**WHAT TO DO:** Copy the data that follows, character for character, minus the pictures.

———

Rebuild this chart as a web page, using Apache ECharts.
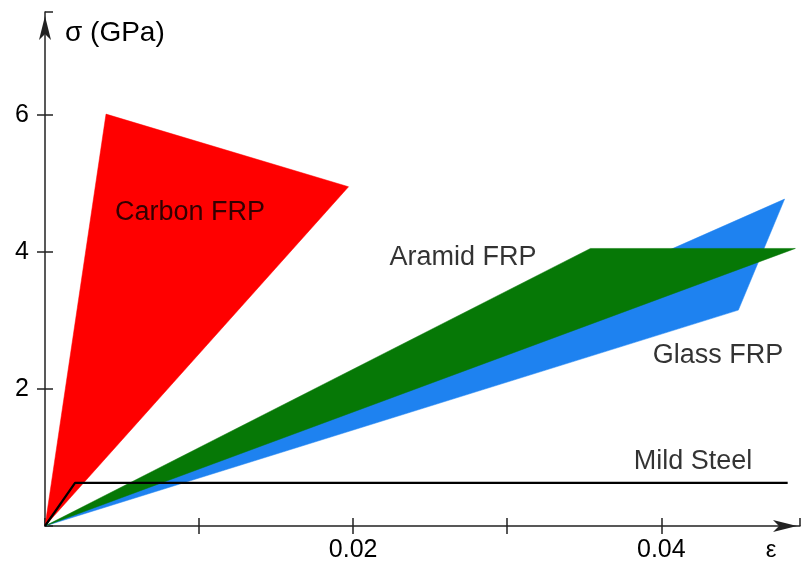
<!DOCTYPE html>
<html>
<head>
<meta charset="utf-8">
<script src="https://cdn.jsdelivr.net/npm/echarts@6/dist/echarts.min.js"></script>
<style>
html,body{margin:0;padding:0;background:#fff;}
#chart{width:802px;height:569px;}
</style>
</head>
<body>
<div id="chart"></div>
<script>
// Data (strain ε, stress σ in GPa)
const carbonFRP = [[0, 0], [0.00396, 6.01], [0.0197, 4.95]];
const glassFRP  = [[0, 0], [0.0480, 4.77], [0.0450, 3.15]];
const aramidFRP = [[0, 0], [0.0354, 4.05], [0.0487, 4.05]];
const mildSteel = [[0, 0], [0.00195, 0.63], [0.0482, 0.63]];
const labelNames = ['Carbon FRP', 'Aramid FRP', 'Glass FRP', 'Mild Steel'];
const labelX = [0.00941, 0.02713, 0.04368, 0.04206];
const labelY = [4.57, 3.91, 2.49, 0.934];
const xTickLabels = ['0.02', '0.04'];
const yTickLabels = ['2', '4', '6'];

const FONT = 'Liberation Sans, Arial, sans-serif';

function polygonSeries(name, pts, color, z) {
  return {
    name: name,
    type: 'custom',
    coordinateSystem: 'cartesian2d',
    xAxisIndex: 0, yAxisIndex: 0,
    data: pts,
    z: z,
    silent: true,
    renderItem: function (params, api) {
      if (params.dataIndex !== 0) return null;
      const points = pts.map(p => api.coord(p));
      return {
        type: 'polygon',
        shape: { points: points },
        style: { fill: color, stroke: color, lineWidth: 0.5 }
      };
    }
  };
}

const chart = echarts.init(document.getElementById('chart'), null, { renderer: 'canvas' });

const axisColor = '#222';
const tickStyle = { color: axisColor, width: 1.5 };
const option = {
  backgroundColor: '#fff',
  animation: false,
  grid: { left: 45, right: 2, top: 12, bottom: 43, containLabel: false },
  xAxis: [{
    type: 'value', min: 0, max: 0.049, interval: 0.01,
    name: 'ε', nameLocation: 'end', nameGap: -29,
    nameTextStyle: { fontFamily: FONT, fontSize: 24, color: '#000', align: 'center', verticalAlign: 'top', padding: [12, 0, 0, 0] },
    axisLine: { show: true, onZero: false, lineStyle: { color: axisColor, width: 1.5 },
      symbol: ['none', 'arrow'], symbolSize: [9, 24], symbolOffset: [0, -3] },
    axisTick: { show: true, length: 8, lineStyle: tickStyle },
    axisLabel: {
      show: true, margin: 12, fontFamily: FONT, fontSize: 25, color: '#000',
      showMinLabel: false, showMaxLabel: false,
      formatter: function (v) {
        const s = v.toFixed(2);
        return xTickLabels.indexOf(s) >= 0 ? s : '';
      }
    },
    splitLine: { show: false }
  }, {
    type: 'value', min: 0, max: 0.049, interval: 0.01, position: 'bottom', offset: -8,
    axisLine: { show: false, onZero: false },
    axisTick: { show: true, length: 8, lineStyle: tickStyle },
    axisLabel: { show: false },
    splitLine: { show: false }
  }],
  yAxis: [{
    type: 'value', min: 0, max: 7.5, interval: 2,
    name: 'σ (GPa)', nameLocation: 'end', nameGap: -21,
    nameTextStyle: { fontFamily: FONT, fontSize: 28, color: '#000', align: 'left', verticalAlign: 'middle', padding: [0, 0, 0, 20] },
    axisLine: { show: true, onZero: false, lineStyle: { color: axisColor, width: 1.5 },
      symbol: ['none', 'arrow'], symbolSize: [9, 24], symbolOffset: [0, -4] },
    axisTick: { show: true, length: 8, lineStyle: tickStyle },
    axisLabel: {
      show: true, margin: 16, fontFamily: FONT, fontSize: 25, color: '#000',
      showMinLabel: false, showMaxLabel: false,
      formatter: function (v) {
        const s = String(Math.round(v));
        return yTickLabels.indexOf(s) >= 0 ? s : '';
      }
    },
    splitLine: { show: false }
  }, {
    type: 'value', min: 0, max: 7.5, interval: 2, position: 'left', offset: -8,
    axisLine: { show: false, onZero: false },
    axisTick: { show: true, length: 8, lineStyle: tickStyle },
    axisLabel: { show: false },
    splitLine: { show: false }
  }],
  series: [
    polygonSeries('Carbon FRP', carbonFRP, '#ff0000', 2),
    polygonSeries('Glass FRP', glassFRP, '#1e82f0', 3),
    polygonSeries('Aramid FRP', aramidFRP, '#067806', 4),
    {
      name: 'Mild Steel', type: 'line', data: mildSteel, z: 6,
      xAxisIndex: 0, yAxisIndex: 0,
      showSymbol: false, symbol: 'none',
      lineStyle: { color: '#000', width: 2.2 }
    },
    {
      name: 'labels', type: 'scatter', z: 7, symbolSize: 0, silent: true,
      xAxisIndex: 0, yAxisIndex: 0,
      data: labelNames.map((n, i) => ({ value: [labelX[i], labelY[i]], name: n })),
      label: {
        show: true, position: 'inside', formatter: '{b}',
        fontFamily: FONT, fontSize: 27, color: '#000'
      }
    }
  ]
};
chart.setOption(option);
</script>
</body>
</html>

———

**RESULT BELOW:**
Rebuild this chart as a web page, using Apache ECharts.
<!DOCTYPE html>
<html>
<head>
<meta charset="utf-8">
<script src="https://cdn.jsdelivr.net/npm/echarts@6/dist/echarts.min.js"></script>
<style>
html,body{margin:0;padding:0;background:#fff;}
#chart{width:802px;height:569px;}
</style>
</head>
<body>
<div id="chart"></div>
<script>
// Data (strain ε, stress σ in GPa)
const carbonFRP = [[0, 0], [0.00396, 6.01], [0.0197, 4.95]];
const glassFRP  = [[0, 0], [0.0480, 4.77], [0.0450, 3.15]];
const aramidFRP = [[0, 0], [0.0354, 4.05], [0.0487, 4.05]];
const mildSteel = [[0, 0], [0.00195, 0.63], [0.0482, 0.63]];
const labelNames = ['Carbon FRP', 'Aramid FRP', 'Glass FRP', 'Mild Steel'];
const labelX = [0.00941, 0.02713, 0.04368, 0.04206];
const labelY = [4.57, 3.91, 2.49, 0.934];
const xTickLabels = ['0.02', '0.04'];
const yTickLabels = ['2', '4', '6'];

const FONT = 'Liberation Sans, Arial, sans-serif';

function polygonSeries(name, pts, color, z) {
  return {
    name: name,
    type: 'custom',
    coordinateSystem: 'cartesian2d',
    xAxisIndex: 0, yAxisIndex: 0,
    data: pts,
    z: z,
    silent: true,
    renderItem: function (params, api) {
      if (params.dataIndex !== 0) return null;
      const points = pts.map(p => api.coord(p));
      return {
        type: 'polygon',
        shape: { points: points },
        style: { fill: color, stroke: color, lineWidth: 0.5 }
      };
    }
  };
}

const chart = echarts.init(document.getElementById('chart'), null, { renderer: 'canvas' });

const axisColor = '#222';
const tickStyle = { color: axisColor, width: 1.5 };
const option = {
  backgroundColor: '#fff',
  animation: false,
  grid: { left: 45, right: 2, top: 12, bottom: 43, containLabel: false },
  xAxis: [{
    type: 'value', min: 0, max: 0.049, interval: 0.01,
    name: 'ε', nameLocation: 'end', nameGap: -29,
    nameTextStyle: { fontFamily: FONT, fontSize: 24, color: '#000', align: 'center', verticalAlign: 'top', padding: [12, 0, 0, 0] },
    axisLine: { show: true, onZero: false, lineStyle: { color: axisColor, width: 1.5 },
      symbol: ['none', 'arrow'], symbolSize: [9, 24], symbolOffset: [0, -3] },
    axisTick: { show: true, length: 8, lineStyle: tickStyle },
    axisLabel: {
      show: true, margin: 12, fontFamily: FONT, fontSize: 25, color: '#000',
      showMinLabel: false, showMaxLabel: false,
      formatter: function (v) {
        const s = v.toFixed(2);
        return xTickLabels.indexOf(s) >= 0 ? s : '';
      }
    },
    splitLine: { show: false }
  }, {
    type: 'value', min: 0, max: 0.049, interval: 0.01, position: 'bottom', offset: -8,
    axisLine: { show: false, onZero: false },
    axisTick: { show: true, length: 8, lineStyle: tickStyle },
    axisLabel: { show: false },
    splitLine: { show: false }
  }],
  yAxis: [{
    type: 'value', min: 0, max: 7.5, interval: 2,
    name: 'σ (GPa)', nameLocation: 'end', nameGap: -21,
    nameTextStyle: { fontFamily: FONT, fontSize: 28, color: '#000', align: 'left', verticalAlign: 'middle', padding: [0, 0, 0, 20] },
    axisLine: { show: true, onZero: false, lineStyle: { color: axisColor, width: 1.5 },
      symbol: ['none', 'arrow'], symbolSize: [9, 24], symbolOffset: [0, -4] },
    axisTick: { show: true, length: 8, lineStyle: tickStyle },
    axisLabel: {
      show: true, margin: 16, fontFamily: FONT, fontSize: 25, color: '#000',
      showMinLabel: false, showMaxLabel: false,
      formatter: function (v) {
        const s = String(Math.round(v));
        return yTickLabels.indexOf(s) >= 0 ? s : '';
      }
    },
    splitLine: { show: false }
  }, {
    type: 'value', min: 0, max: 7.5, interval: 2, position: 'left', offset: -8,
    axisLine: { show: false, onZero: false },
    axisTick: { show: true, length: 8, lineStyle: tickStyle },
    axisLabel: { show: false },
    splitLine: { show: false }
  }],
  series: [
    polygonSeries('Carbon FRP', carbonFRP, '#ff0000', 2),
    polygonSeries('Glass FRP', glassFRP, '#1e82f0', 3),
    polygonSeries('Aramid FRP', aramidFRP, '#067806', 4),
    {
      name: 'Mild Steel', type: 'line', data: mildSteel, z: 6,
      xAxisIndex: 0, yAxisIndex: 0,
      showSymbol: false, symbol: 'none',
      lineStyle: { color: '#000', width: 2.2 }
    },
    {
      name: 'labels', type: 'scatter', z: 7, symbolSize: 0, silent: true,
      xAxisIndex: 0, yAxisIndex: 0,
      data: labelNames.map((n, i) => ({ value: [labelX[i], labelY[i]], name: n })),
      label: {
        show: true, position: 'inside', formatter: '{b}',
        fontFamily: FONT, fontSize: 27, color: '#000'
      }
    }
  ]
};
chart.setOption(option);
</script>
</body>
</html>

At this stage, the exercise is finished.